### Exercise brief
Working from the top of the listing below, retype each line through the line containing "-0.12, -0.05, -0.02, 0, 0];", both included, with no pictures.

### Recorded data
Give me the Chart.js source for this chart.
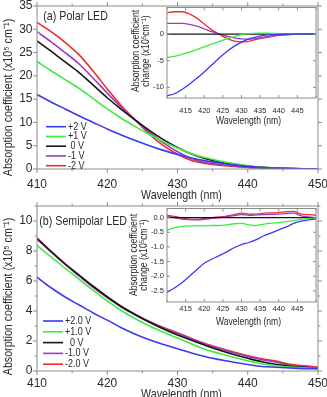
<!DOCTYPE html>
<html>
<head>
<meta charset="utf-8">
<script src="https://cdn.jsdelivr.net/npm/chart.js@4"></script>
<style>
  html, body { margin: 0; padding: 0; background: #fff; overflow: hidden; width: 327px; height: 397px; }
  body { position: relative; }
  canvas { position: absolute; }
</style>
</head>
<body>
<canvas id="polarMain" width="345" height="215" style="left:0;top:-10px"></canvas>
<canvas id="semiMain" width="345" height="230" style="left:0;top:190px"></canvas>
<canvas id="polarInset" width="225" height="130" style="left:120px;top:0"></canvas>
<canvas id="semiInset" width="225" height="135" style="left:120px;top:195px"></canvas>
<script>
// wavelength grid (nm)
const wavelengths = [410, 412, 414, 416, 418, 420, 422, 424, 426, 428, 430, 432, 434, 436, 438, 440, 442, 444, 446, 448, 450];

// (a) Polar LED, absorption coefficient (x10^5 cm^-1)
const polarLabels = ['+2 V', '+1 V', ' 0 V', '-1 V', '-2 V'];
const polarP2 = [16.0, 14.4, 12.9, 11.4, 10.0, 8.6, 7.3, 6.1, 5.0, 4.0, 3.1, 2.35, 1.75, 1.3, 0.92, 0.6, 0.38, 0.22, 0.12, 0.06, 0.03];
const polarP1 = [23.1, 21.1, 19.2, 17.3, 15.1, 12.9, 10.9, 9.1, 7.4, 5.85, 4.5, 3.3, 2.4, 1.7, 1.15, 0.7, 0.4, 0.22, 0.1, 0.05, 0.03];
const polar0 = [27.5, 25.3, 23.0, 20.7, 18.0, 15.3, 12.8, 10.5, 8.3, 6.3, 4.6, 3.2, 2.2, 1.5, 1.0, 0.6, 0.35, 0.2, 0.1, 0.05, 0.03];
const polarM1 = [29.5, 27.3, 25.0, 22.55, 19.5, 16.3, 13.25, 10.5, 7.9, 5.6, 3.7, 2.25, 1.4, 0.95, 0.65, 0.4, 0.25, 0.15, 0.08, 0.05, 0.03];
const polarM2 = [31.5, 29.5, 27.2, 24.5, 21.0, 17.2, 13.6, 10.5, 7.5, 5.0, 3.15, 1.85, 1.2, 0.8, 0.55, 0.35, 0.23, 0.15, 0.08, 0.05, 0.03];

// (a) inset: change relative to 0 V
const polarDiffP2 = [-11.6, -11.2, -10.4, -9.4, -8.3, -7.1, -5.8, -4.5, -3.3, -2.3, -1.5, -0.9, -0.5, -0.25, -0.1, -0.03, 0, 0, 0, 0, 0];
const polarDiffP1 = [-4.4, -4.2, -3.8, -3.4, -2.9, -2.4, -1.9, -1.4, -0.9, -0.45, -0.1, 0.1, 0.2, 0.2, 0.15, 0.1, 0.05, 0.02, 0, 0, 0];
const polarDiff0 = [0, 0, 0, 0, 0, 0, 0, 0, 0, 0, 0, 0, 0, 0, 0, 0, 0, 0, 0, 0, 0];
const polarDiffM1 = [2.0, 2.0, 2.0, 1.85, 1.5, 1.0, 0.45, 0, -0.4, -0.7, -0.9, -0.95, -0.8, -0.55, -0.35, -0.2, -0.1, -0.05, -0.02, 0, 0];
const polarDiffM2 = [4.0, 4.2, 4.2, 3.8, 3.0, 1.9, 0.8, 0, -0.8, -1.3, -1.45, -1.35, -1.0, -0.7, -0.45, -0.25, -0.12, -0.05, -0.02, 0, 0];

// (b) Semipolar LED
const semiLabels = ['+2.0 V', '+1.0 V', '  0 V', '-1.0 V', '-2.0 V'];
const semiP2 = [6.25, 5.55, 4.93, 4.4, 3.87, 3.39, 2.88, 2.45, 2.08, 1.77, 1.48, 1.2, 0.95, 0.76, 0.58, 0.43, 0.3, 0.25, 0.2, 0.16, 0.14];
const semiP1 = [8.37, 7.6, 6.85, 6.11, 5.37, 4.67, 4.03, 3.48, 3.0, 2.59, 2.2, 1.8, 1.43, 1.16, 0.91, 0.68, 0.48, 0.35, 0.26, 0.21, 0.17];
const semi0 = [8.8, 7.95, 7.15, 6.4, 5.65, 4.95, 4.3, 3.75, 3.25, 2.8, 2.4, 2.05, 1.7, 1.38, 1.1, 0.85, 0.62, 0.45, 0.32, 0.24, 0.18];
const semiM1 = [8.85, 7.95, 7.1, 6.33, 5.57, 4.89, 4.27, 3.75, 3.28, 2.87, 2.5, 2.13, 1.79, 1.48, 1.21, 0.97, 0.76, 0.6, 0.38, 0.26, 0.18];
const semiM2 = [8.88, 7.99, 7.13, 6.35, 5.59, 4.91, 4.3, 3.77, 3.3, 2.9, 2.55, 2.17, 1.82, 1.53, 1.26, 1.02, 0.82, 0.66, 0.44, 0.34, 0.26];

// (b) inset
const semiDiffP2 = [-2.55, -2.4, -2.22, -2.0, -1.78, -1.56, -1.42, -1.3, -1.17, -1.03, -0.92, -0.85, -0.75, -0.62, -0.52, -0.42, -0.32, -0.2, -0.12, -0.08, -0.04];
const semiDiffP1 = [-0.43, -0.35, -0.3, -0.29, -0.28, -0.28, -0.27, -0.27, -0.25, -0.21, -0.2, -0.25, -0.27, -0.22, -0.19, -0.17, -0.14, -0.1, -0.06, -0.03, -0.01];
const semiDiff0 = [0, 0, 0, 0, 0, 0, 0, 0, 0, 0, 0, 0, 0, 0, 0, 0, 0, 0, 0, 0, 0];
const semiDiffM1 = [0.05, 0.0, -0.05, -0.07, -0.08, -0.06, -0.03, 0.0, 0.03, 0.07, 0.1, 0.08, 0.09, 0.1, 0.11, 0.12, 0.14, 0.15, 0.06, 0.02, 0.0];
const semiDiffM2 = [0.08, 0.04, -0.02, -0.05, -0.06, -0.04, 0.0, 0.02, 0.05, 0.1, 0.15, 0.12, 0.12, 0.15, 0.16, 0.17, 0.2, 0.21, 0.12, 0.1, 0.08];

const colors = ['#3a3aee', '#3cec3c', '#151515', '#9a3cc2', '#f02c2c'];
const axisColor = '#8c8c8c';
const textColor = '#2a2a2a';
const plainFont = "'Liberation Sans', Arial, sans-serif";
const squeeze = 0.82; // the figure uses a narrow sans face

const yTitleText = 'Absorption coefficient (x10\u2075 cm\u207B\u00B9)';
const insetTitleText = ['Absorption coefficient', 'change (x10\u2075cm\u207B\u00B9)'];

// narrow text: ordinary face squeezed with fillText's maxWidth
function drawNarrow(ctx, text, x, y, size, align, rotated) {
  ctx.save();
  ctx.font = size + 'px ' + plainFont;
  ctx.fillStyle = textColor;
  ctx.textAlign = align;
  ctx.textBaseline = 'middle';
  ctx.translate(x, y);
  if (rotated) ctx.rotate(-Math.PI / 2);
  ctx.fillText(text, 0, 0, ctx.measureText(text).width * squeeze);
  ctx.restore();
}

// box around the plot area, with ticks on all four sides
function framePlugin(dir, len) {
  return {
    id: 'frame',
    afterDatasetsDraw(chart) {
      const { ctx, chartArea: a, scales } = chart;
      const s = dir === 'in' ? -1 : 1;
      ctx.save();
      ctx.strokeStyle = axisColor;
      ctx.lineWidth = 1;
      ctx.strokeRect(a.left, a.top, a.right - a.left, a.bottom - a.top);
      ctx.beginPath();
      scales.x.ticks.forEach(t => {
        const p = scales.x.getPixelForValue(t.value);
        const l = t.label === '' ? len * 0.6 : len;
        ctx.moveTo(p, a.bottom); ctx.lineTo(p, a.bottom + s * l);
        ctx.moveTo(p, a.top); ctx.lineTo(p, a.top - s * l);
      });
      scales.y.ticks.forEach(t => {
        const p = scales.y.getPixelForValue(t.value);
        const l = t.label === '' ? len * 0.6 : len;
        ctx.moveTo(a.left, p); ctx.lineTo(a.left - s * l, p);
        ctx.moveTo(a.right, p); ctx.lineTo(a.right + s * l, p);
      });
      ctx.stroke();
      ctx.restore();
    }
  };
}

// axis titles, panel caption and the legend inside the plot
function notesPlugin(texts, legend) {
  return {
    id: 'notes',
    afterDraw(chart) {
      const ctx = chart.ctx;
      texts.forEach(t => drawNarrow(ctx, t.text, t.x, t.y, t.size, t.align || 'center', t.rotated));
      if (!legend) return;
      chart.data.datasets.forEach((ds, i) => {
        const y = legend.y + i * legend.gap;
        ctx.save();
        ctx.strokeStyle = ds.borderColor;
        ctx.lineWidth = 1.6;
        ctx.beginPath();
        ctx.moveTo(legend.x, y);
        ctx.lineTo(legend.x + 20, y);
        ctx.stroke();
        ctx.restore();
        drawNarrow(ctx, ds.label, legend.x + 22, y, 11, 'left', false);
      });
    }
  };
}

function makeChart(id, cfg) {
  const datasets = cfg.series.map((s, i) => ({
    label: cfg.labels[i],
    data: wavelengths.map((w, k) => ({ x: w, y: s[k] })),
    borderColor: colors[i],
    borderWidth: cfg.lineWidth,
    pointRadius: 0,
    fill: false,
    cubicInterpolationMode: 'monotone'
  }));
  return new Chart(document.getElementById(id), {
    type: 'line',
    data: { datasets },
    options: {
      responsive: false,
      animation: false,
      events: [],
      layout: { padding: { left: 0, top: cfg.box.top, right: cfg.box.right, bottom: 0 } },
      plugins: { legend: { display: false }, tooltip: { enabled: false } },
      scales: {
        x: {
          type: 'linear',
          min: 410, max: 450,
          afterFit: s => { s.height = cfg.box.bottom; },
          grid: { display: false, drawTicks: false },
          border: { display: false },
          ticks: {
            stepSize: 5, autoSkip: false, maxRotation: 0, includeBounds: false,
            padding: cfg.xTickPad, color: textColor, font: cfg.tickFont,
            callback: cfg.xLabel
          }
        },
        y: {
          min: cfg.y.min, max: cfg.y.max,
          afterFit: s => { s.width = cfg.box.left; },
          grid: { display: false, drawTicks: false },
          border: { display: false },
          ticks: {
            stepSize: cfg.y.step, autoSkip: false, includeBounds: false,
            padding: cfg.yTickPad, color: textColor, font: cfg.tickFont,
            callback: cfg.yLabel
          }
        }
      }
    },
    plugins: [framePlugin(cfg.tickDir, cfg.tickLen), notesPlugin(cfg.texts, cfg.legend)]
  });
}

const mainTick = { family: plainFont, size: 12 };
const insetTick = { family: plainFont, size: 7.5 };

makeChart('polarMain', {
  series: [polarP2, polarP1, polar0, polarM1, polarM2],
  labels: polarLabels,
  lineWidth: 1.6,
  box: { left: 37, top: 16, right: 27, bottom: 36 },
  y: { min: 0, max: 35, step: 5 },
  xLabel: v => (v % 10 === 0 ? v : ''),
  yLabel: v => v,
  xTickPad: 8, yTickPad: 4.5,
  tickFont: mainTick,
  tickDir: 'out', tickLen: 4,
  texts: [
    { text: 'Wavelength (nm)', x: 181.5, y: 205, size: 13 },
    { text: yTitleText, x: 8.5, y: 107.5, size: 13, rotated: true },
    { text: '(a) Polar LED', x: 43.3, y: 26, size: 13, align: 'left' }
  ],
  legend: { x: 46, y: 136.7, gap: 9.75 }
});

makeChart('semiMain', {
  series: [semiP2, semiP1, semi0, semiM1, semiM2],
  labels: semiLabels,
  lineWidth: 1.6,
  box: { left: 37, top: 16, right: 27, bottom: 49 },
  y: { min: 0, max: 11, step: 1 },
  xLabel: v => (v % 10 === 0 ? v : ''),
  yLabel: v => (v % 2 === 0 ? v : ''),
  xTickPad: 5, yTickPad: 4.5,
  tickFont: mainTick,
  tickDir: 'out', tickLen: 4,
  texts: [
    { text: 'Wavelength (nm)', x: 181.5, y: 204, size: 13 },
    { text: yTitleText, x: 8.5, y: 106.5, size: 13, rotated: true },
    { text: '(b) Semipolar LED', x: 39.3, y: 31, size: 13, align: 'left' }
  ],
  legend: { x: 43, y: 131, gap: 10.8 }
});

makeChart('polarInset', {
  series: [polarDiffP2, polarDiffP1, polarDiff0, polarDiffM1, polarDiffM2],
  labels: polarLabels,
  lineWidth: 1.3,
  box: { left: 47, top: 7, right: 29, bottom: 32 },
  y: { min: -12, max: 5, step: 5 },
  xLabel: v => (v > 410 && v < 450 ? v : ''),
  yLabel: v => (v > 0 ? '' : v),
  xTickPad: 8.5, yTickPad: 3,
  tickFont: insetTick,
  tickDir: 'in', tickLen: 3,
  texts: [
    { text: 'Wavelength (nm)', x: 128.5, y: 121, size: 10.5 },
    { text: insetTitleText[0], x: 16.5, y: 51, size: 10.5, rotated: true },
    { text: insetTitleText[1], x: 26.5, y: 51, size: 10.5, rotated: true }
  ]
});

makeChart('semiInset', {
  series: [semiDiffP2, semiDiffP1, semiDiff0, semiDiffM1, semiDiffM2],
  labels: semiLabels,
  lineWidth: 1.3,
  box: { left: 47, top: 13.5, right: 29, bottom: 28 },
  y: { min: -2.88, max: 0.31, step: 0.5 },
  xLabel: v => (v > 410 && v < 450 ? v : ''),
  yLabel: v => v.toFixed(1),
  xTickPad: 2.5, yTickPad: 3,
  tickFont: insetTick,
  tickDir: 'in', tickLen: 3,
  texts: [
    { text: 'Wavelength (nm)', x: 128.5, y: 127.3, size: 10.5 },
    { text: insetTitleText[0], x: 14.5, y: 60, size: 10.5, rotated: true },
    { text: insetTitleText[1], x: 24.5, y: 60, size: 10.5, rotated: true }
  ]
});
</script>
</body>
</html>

### Written reply
Give me the Chart.js source for this chart.
<!DOCTYPE html>
<html>
<head>
<meta charset="utf-8">
<script src="https://cdn.jsdelivr.net/npm/chart.js@4"></script>
<style>
  html, body { margin: 0; padding: 0; background: #fff; overflow: hidden; width: 327px; height: 397px; }
  body { position: relative; }
  canvas { position: absolute; }
</style>
</head>
<body>
<canvas id="polarMain" width="345" height="215" style="left:0;top:-10px"></canvas>
<canvas id="semiMain" width="345" height="230" style="left:0;top:190px"></canvas>
<canvas id="polarInset" width="225" height="130" style="left:120px;top:0"></canvas>
<canvas id="semiInset" width="225" height="135" style="left:120px;top:195px"></canvas>
<script>
// wavelength grid (nm)
const wavelengths = [410, 412, 414, 416, 418, 420, 422, 424, 426, 428, 430, 432, 434, 436, 438, 440, 442, 444, 446, 448, 450];

// (a) Polar LED, absorption coefficient (x10^5 cm^-1)
const polarLabels = ['+2 V', '+1 V', ' 0 V', '-1 V', '-2 V'];
const polarP2 = [16.0, 14.4, 12.9, 11.4, 10.0, 8.6, 7.3, 6.1, 5.0, 4.0, 3.1, 2.35, 1.75, 1.3, 0.92, 0.6, 0.38, 0.22, 0.12, 0.06, 0.03];
const polarP1 = [23.1, 21.1, 19.2, 17.3, 15.1, 12.9, 10.9, 9.1, 7.4, 5.85, 4.5, 3.3, 2.4, 1.7, 1.15, 0.7, 0.4, 0.22, 0.1, 0.05, 0.03];
const polar0 = [27.5, 25.3, 23.0, 20.7, 18.0, 15.3, 12.8, 10.5, 8.3, 6.3, 4.6, 3.2, 2.2, 1.5, 1.0, 0.6, 0.35, 0.2, 0.1, 0.05, 0.03];
const polarM1 = [29.5, 27.3, 25.0, 22.55, 19.5, 16.3, 13.25, 10.5, 7.9, 5.6, 3.7, 2.25, 1.4, 0.95, 0.65, 0.4, 0.25, 0.15, 0.08, 0.05, 0.03];
const polarM2 = [31.5, 29.5, 27.2, 24.5, 21.0, 17.2, 13.6, 10.5, 7.5, 5.0, 3.15, 1.85, 1.2, 0.8, 0.55, 0.35, 0.23, 0.15, 0.08, 0.05, 0.03];

// (a) inset: change relative to 0 V
const polarDiffP2 = [-11.6, -11.2, -10.4, -9.4, -8.3, -7.1, -5.8, -4.5, -3.3, -2.3, -1.5, -0.9, -0.5, -0.25, -0.1, -0.03, 0, 0, 0, 0, 0];
const polarDiffP1 = [-4.4, -4.2, -3.8, -3.4, -2.9, -2.4, -1.9, -1.4, -0.9, -0.45, -0.1, 0.1, 0.2, 0.2, 0.15, 0.1, 0.05, 0.02, 0, 0, 0];
const polarDiff0 = [0, 0, 0, 0, 0, 0, 0, 0, 0, 0, 0, 0, 0, 0, 0, 0, 0, 0, 0, 0, 0];
const polarDiffM1 = [2.0, 2.0, 2.0, 1.85, 1.5, 1.0, 0.45, 0, -0.4, -0.7, -0.9, -0.95, -0.8, -0.55, -0.35, -0.2, -0.1, -0.05, -0.02, 0, 0];
const polarDiffM2 = [4.0, 4.2, 4.2, 3.8, 3.0, 1.9, 0.8, 0, -0.8, -1.3, -1.45, -1.35, -1.0, -0.7, -0.45, -0.25, -0.12, -0.05, -0.02, 0, 0];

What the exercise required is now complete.